30 October 2015
- From the sectionMiddle East
The conflict in Syria has drawn in major global powers, supporting and opposing President Bashar al-Assad and the myriad rebel groups ranged against him.
On 30 October, world powers meeting in Vienna agreed to a nine-point plan they hope will pave the way for a ceasefire in Syria – but they remain divided on what happens to President Assad.
Here is a guide to where the key countries stand:
Russia is one of Syrian President Bashar al-Assad’s most important international backers and the survival of the regime is critical to maintaining Russian interests in the country.
It has blocked resolutions critical of President Assad at the UN Security Council and has continued to supply weapons to the Syrian military despite international criticism.

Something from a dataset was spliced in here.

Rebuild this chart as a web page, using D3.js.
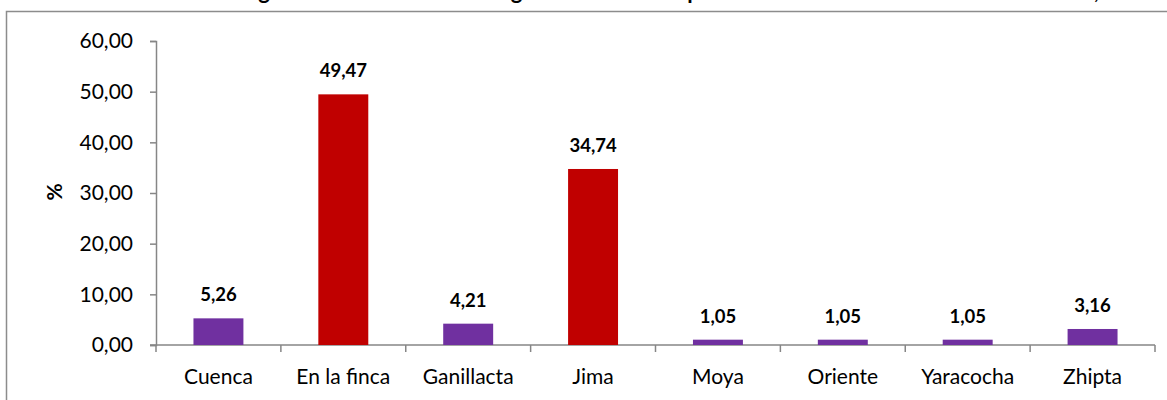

Moscow wants to protect a key naval facility which it leases at the Syrian port of Tartous, which serves as Russia’s sole Mediterranean base for its Black Sea fleet, and has forces at an air base in Latakia, President Assad’s Shia Alawite heartland.
In September 2015 Russia began launching air strikes against rebels, saying the so-called Islamic State (IS) and “all terrorists” were targets. However, Western-backed groups were reported to have been hit.
President Vladimir Putin has though said that only a political solution can end the conflict.
The US has accused President Assad of responsibility for widespread atrocities and says he must go. But it agrees on the need for a negotiated settlement to end the war and the formation of a transitional administration.
The US supports Syria’s main opposition alliance, the National Coalition, and provides limited military assistance to “moderate” rebels.
Since September 2014, the US has been conducting air strikes on IS and other jihadist groups in Syria as part of an international coalition against the jihadist group. But it has avoided attacks that might benefit Mr Assad’s forces or intervening in battles between them and the rebels.
A programme to train and arm 5,000 Syrian rebels to take the fight to IS on the ground has suffered embarrassing setbacks, with few having even reached the frontline.
The Sunni-ruled Gulf kingdom says President Assad cannot be part of a solution to the conflict and must hand over power to a transitional administration or be removed by force.
Riyadh is a major provider of military and financial assistance to several rebel groups, including those with Islamist ideologies, and has called for a no-fly zone to be imposed to protect civilians from bombardment by Syrian government forces.
Saudi leaders were angered by the Obama administration’s decision not to intervene militarily in Syria after a 2013 chemical attack blamed on Mr Assad’s forces.
They later agreed to take part in the US-led coalition air campaign against IS, concerned by the group’s advances and its popularity among a minority of Saudis.
The Turkish government has been a staunch critic of Mr Assad since the start of the uprising in Syria.
President Recep Tayyip Erdogan has said it was impossible for Syrians to “accept a dictator who has led to the deaths of up to 350,000 people”.
Turkey is a key supporter of the Syrian opposition and has faced the burden of hosting almost two million refugees. But its policy of allowing rebel fighters, arms shipments and refugees to pass through its territory has been exploited by foreign jihadists wanting to join IS.
Turkey agreed to let the US-led coalition against IS to use its air bases for strikes on Syria after an IS bomb attack in July 2015.
They have though been critical of coalition support for the Syrian Kurdish Popular Protection Units (YPG) – an affiliate of the banned Turkish Kurdistan Workers’ Party (PKK) deemed a terrorist group by Turkey, the EU and the US.
Regional Shia power Iran is believed to be spending billions of dollars a year to prop up President Assad and his Alawite-dominated government, providing military advisers and subsidised weapons, as well as lines of credit and oil transfers.
Mr Assad is Iran’s closest Arab ally and Syria is the main transit point for Iranian weapons shipments to the Lebanese Shia Islamist movement, Hezbollah.
Iran is also believed to have been influential in Hezbollah’s decision to send fighters to western Syria to assist pro-Assad forces.
Militiamen from Iran and Iraq who say they are protecting Shia holy sites are also fighting alongside Syrian troops.
Iran has proposed a peaceful transition in Syria that would culminate in free, multi-party elections. It was involved in peace talks over Syria’s future for the first time when world powers met in Vienna.